- _Provided material_:
====

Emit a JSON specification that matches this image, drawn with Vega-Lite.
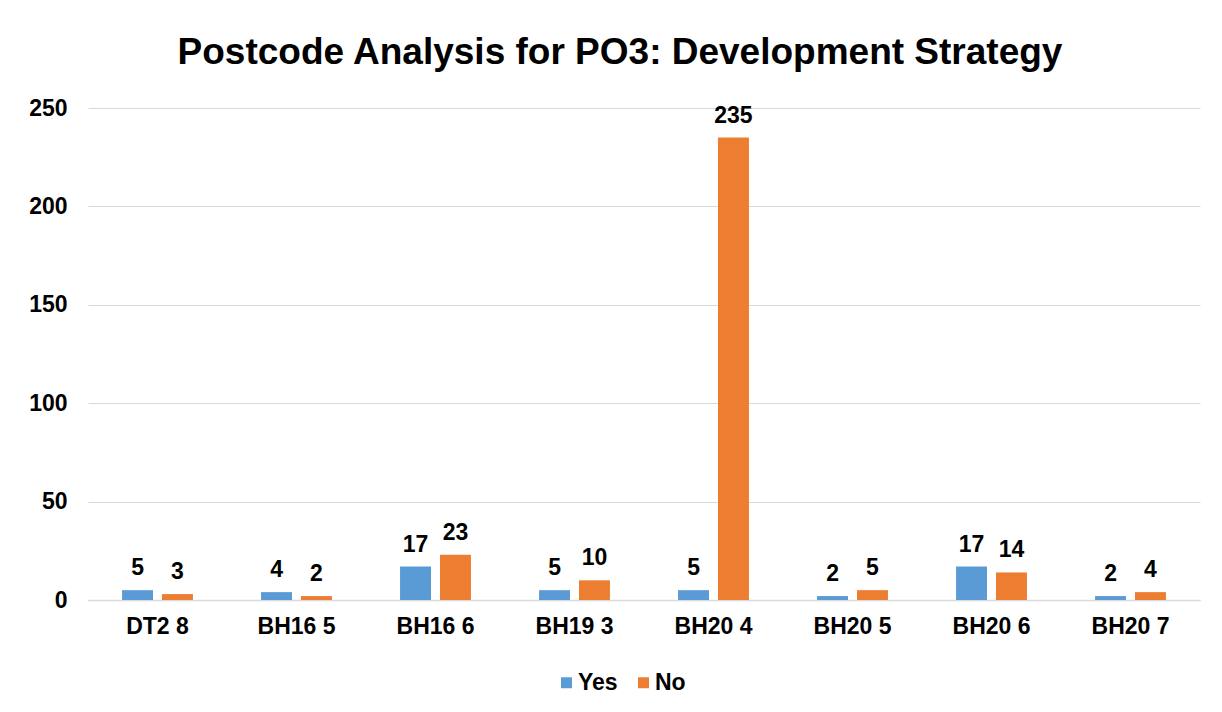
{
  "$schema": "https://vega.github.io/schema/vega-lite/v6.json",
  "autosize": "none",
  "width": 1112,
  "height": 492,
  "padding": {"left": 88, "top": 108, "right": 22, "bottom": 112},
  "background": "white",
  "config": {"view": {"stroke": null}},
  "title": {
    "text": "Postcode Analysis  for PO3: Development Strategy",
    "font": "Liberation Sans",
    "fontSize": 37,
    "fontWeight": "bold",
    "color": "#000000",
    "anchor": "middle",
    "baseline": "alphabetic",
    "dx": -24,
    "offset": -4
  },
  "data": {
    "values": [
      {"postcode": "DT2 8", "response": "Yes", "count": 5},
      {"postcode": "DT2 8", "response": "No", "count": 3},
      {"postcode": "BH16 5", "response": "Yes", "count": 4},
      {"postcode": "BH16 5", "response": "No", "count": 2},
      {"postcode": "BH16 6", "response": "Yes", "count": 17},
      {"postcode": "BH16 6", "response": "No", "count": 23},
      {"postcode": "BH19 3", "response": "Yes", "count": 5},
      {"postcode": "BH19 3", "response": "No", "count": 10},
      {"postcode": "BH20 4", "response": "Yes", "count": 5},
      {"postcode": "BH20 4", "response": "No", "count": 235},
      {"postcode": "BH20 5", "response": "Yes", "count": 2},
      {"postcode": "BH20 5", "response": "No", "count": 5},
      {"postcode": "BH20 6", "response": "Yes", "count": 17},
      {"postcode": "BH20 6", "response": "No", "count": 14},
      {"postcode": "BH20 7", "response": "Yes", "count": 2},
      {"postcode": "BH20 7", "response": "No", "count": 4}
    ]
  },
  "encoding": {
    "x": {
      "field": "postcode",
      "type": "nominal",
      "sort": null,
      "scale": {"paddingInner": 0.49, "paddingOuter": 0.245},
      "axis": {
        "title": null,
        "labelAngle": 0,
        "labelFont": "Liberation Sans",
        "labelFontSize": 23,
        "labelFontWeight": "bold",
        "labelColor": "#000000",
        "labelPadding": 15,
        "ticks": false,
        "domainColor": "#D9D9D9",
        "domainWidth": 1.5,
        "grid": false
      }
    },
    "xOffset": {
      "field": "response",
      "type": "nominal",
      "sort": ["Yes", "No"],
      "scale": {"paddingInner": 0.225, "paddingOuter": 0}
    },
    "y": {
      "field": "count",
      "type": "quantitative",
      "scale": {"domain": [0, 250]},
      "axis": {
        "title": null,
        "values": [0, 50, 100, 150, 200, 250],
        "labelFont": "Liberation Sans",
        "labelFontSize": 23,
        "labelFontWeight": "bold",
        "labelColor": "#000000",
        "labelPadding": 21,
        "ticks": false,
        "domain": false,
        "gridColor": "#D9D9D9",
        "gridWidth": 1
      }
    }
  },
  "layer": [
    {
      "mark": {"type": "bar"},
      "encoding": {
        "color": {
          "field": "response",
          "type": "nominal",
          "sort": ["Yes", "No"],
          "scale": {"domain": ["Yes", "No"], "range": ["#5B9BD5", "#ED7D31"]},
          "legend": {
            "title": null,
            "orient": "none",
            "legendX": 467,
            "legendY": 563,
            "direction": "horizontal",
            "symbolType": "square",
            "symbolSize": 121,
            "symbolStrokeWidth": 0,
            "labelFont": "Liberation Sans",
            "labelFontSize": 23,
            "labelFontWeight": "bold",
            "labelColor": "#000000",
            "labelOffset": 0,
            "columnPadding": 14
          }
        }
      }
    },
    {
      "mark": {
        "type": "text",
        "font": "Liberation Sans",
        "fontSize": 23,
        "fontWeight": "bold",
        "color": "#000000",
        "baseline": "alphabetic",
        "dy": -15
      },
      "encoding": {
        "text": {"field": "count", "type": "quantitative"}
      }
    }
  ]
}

====

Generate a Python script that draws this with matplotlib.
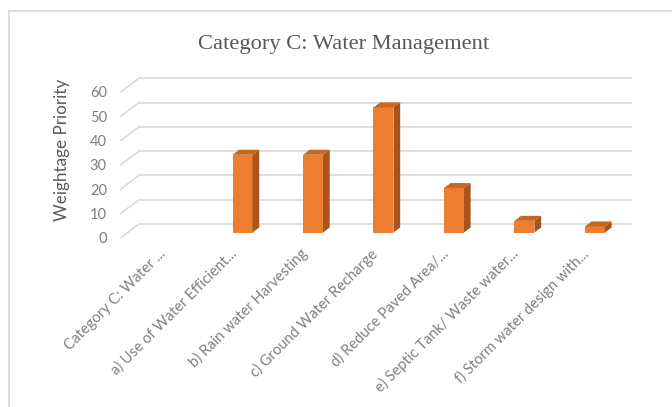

====

- _What to produce_: Show the lines of the records that include the string "this".

- _Problem solution_:
Emit a JSON specification that matches this image, drawn with Vega-Lite.
Generate a Python script that draws this with matplotlib.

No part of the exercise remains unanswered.